Been to Arches lately? If you recall our state/national parks were overrun with visitors during the pandemic when flying was either banned to many areas around the world or just a plain pain the butt. In 2022 Arches went to a ‘entry reservation’ system from April to October. The park reported an increase in visitors of 66% from 2009 to 2019, and then was deluged with visitors once Covid-19 hit. People wanting to see the big red arches had to line up at 4 in the morning prior to the reservation system and other who came later in the day weren’t able to get into the park, as it was full. Other of our ‘Big 5’ experienced massive visitors but there are no reservations for riding the park shuttle or to enter Zion National Park. Utah’s five national parks reported a record 11.3 million visits in 2021, compared with 10.7 visits the previous years. Arches reports that with the required reservation system visits have dropped this year which is probably due to the fact more people are stepping on planes to destinations beyond Utah. Friend report that having a timed entry to the park was convenient and really cut down on chaos around some of the most visited arches.

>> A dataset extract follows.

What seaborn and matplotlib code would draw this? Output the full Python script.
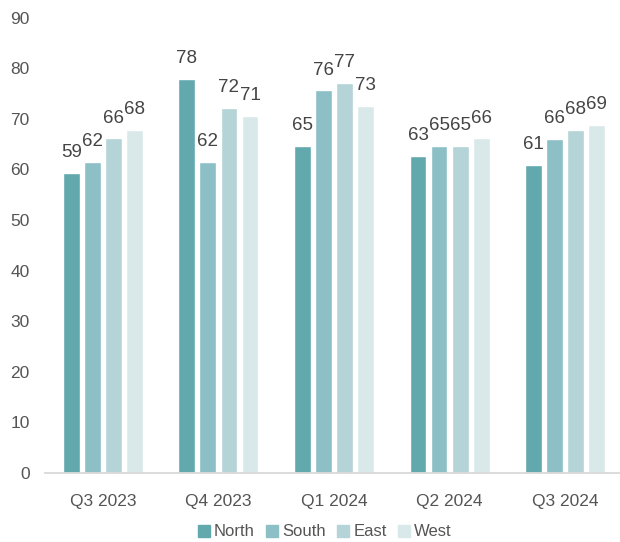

Finally, Millcreek Canyon is getting massive road construction that’s going to narrow the road to one lane during weekdays. They have to resurface the road and do work on the drainage system in the canyon this fall. For those of you who LOVE bike riding up Millcreek Canyon, find a new route/adventure as it will be closed for cyclists all summer long. Except, you can drive up, pay your tiny fee, and haul your mountain bike along to get to the trail head. If you plan on eating at the Log Haven or Millcreek Inn, they will be open, but expect delays to get there.